Forming adjectives and nouns.
[Latin -acus or French -aque from Greek -akos.]
All words ending in -ac from this source include an i from the original Latin or Greek root, so making it in effect -iac.
Some are adjectives: cardiac (Greek kardia, heart), of the heart; iliac (Latin ilia, entrails), relating to the ilium, a bone in the pelvis, or to the nearby regions of the lower body. Others are nouns: aphrodisiac, a food, drink, or drug that stimulates sexual desire; zodiac, the belt of the heavens that includes the apparent paths of the sun, moon, and principal planets. Some can be both noun and adjective: amnesiac, hypochondriac, insomniac.
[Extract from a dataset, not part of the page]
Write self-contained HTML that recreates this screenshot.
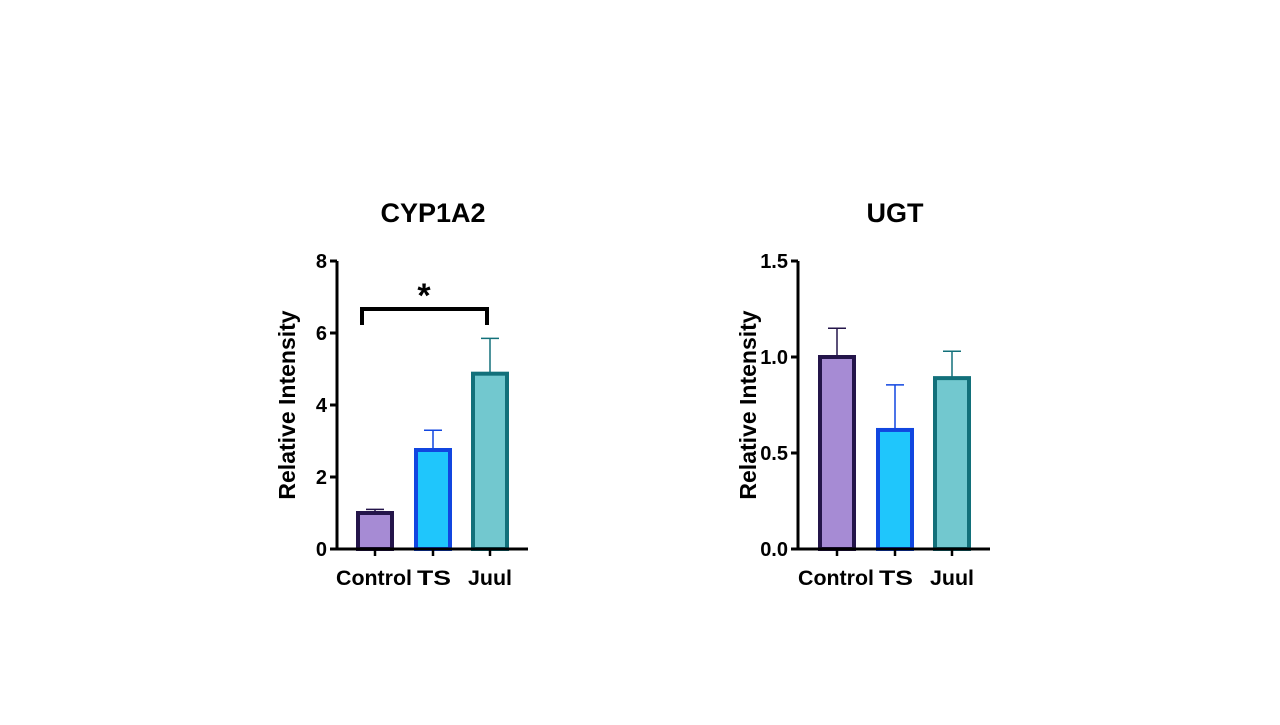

Nouns often have linked adjectives in -al (see -al1), as in zodiacal and ammoniacal. In a few cases, adjectives in both forms co-exist, as with paradisiac and paradisiacal, or heliac and heliacal (though in both these cases the form in -acal is much more common).
Some words in -ac have related forms in -ic: demoniac and demonic, haemophiliac and haemophilic, maniac and manic. In each of these cases the form in -ic is an adjective, irrespective of the role of the form in -ac. An exception is amnesiac, in which amnesic can be both adjective and noun.